Ciro Fagioli Reverberaciones de una ausencia Curaduría: Maya Rivas El Local Juan B. Justo 4328 Buenos Aires Hasta el 16 de septiembre
No sé escribir esta nota, esta serie de apuntes, si no es con entusiasmo. Hace un par de semanas fui a la inauguración de la muestra Reverberaciones de una ausencia, de Ciro Fagioli, en El Local. Mientras estaba ahí, una amiga me escribió para ver si valía la pena ir, y le respondí que era de lo mejor que he visto en mucho tiempo.
La muestra se compone de cinco pinturas y tres planchas de cobre pulido, aprovechando al máximo el pequeño espacio de la galería. La pintura que primero llama la atención es un gran lienzo que muestra a un hombre y una mujer casi desnudos, después hay dos pequeños retratos, un autorretrato del artista aún más pequeño, y otro gran lienzo con otro hombre semi desnudo, yaciente como un cadáver.
Este último, no cuelga en vertical sobre la pared, sino casi horizontal desde el techo, sostenido por cables de acero. Para verlo hay que mirar al reflejo sobre una plancha de cobre que es lo que termina la pintura. Este espejo, como si fuera antiguo, es lo que marca la dirección, y quizá la manera, en que el artista nos propone mirar.
Toda la luz, desde los focos que iluminan las obras, hasta la luz interior de los cuadros, es cálida, dorada, como salida o reflejada en esos espejos de bronce. Es una luz que invita a estar, a quedarse y mirar. Y esa luz, tanto por fuera como por dentro de las pinturas, si consideramos que toda la muestra puede ser una sola obra, es clave.
La noche de la inauguración, aunque en realidad no hacía frío, era difícil ver la muestra por la cantidad de gente que había en la galería. El Local es tan pequeño, que a menudo la vida social de las inauguraciones se da afuera, en la vereda. Yo creo que la gente se quedaba adentro, de manera casi inconsciente, por esa luz, como si fuera una trampa benéfica. Esa luz, de un dorado difuminado por las planchas de cobre, es la misma luz que sale de los cuadros y se combina con la del ambiente, lo baña todo no en una suerte de nostalgia, como pensé al principio, sino en esa invitación a estar de la que vengo hablando.
Y esa invitación es de suma importancia. No se puede mirar, si uno no está, o si está ya en otra cosa, mirando para otro lado. Aquí es como si tanto las pinturas como el ambiente no sólo se ofrecieran a la mirada, como todo lo demás que hay en la ciudad y en las inevitables pantallas, sino que con su invitación, renuevan la relación entre sujeto y objeto, entre quien mira y lo que es mirado.

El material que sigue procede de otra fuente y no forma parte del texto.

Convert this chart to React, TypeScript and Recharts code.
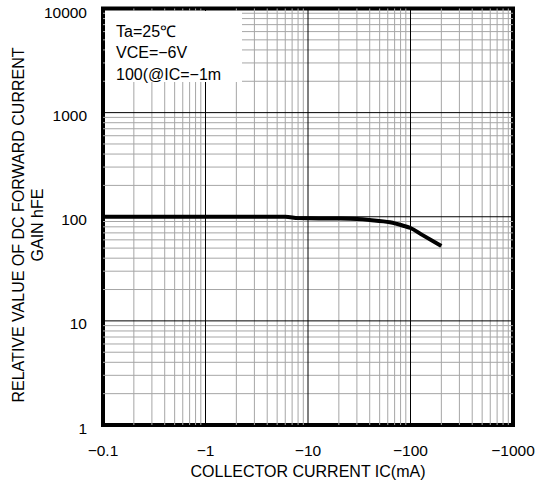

En ese sentido, ésta es una pintura filosófica y poética (que no literaria). Y su entrada y salida de la luz, la tan íntima relación que hay entre el espacio y los cuadros, nos permite salir, entrar, estar en ella: somos sujetos que miran y objetos que son mirados a la vez, no alternativamente. Podemos cambiar nuestra posiciòn, o el énfasis, pero nunca del todo: siempre estamos.
Hay un retrato de una mujer que no ocupa todo el lienzo, sino que es un cuadro dentro de un cuadro, y hasta emite su propia sombra en trampantojo por fuera del cuadro, igual que otro retrato, que le hace juego, la emite por dentro. Ahora bien, esa sombra juega con la luz que ilumina el cuadro desde afuera, y luego es como si esa misma luz fuera la fuente de iluminación del retrato que es el cuadro interior. Está todo integrado en un vaivén de iluminaciones que incluyen la mirada del espectador y el lugar donde éste se para a mirar.
La palabra teatro viene de la misma raíz que la palabra teoría. Viene de mirar, contemplar. Y dentro de ese campo semántico, está la meditación, la especulación y, por supuesto, el espejo.
En un recoveco de la galería hay un pequeño autorretrato del artista, y junto a él y del mismo tamaño, una plancha de bronce pulido, reflectante, donde el espectador puede ver su propio retrato. Hypocrite lecteur,—mon semblable,—mon frère! Este discreto colofón, resume la invitación a la mirada, al vaivén sujeto-objeto de toda la muestra, y cada obra dentro de ella.